### Set exercise
Tally the lines that hold the word "React" and reply with that figure only.

***

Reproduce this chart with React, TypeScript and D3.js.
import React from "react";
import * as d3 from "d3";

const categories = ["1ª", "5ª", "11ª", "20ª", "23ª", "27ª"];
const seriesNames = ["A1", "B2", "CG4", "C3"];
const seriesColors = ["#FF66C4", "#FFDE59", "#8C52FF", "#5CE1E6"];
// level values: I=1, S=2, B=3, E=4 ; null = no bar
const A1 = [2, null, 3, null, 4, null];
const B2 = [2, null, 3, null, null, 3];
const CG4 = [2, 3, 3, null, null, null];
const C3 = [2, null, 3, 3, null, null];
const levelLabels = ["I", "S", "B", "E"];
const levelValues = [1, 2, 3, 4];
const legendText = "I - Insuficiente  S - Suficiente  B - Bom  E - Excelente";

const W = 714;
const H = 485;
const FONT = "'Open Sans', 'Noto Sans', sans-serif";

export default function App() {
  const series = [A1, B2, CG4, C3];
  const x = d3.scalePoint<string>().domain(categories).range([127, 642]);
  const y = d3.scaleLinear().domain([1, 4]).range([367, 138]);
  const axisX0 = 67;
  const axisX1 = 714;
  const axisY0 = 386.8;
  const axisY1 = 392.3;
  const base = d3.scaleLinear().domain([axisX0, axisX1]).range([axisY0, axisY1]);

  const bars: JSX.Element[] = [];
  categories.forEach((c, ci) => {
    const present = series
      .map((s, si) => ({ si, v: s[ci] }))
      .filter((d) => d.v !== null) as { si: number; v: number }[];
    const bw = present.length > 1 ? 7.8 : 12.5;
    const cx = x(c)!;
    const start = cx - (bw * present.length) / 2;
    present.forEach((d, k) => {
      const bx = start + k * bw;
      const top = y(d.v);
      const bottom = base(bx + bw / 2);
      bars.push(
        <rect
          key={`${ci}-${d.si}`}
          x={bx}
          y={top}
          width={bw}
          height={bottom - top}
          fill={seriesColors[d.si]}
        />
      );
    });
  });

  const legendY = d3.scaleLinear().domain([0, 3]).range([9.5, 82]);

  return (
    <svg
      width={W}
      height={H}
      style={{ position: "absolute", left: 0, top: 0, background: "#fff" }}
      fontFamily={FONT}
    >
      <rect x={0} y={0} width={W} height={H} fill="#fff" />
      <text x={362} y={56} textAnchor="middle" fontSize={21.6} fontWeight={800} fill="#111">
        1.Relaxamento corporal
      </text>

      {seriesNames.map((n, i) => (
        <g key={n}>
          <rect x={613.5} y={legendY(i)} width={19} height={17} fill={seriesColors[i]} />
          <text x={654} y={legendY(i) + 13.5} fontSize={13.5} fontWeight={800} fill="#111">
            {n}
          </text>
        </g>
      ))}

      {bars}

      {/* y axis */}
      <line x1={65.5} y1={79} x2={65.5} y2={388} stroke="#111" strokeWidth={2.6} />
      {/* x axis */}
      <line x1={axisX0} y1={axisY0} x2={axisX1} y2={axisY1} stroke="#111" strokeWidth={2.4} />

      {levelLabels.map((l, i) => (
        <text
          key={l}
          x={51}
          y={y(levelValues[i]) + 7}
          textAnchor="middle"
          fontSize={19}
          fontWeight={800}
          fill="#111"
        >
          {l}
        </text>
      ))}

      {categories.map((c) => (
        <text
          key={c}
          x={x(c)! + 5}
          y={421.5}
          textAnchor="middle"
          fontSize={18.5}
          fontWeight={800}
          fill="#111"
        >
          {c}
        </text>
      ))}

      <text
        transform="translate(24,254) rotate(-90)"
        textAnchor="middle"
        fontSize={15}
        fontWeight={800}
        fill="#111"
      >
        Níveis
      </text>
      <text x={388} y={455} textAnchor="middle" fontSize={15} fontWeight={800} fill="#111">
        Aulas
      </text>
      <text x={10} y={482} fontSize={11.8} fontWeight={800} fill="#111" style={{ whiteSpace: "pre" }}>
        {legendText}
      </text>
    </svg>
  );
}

***

### Complete output
2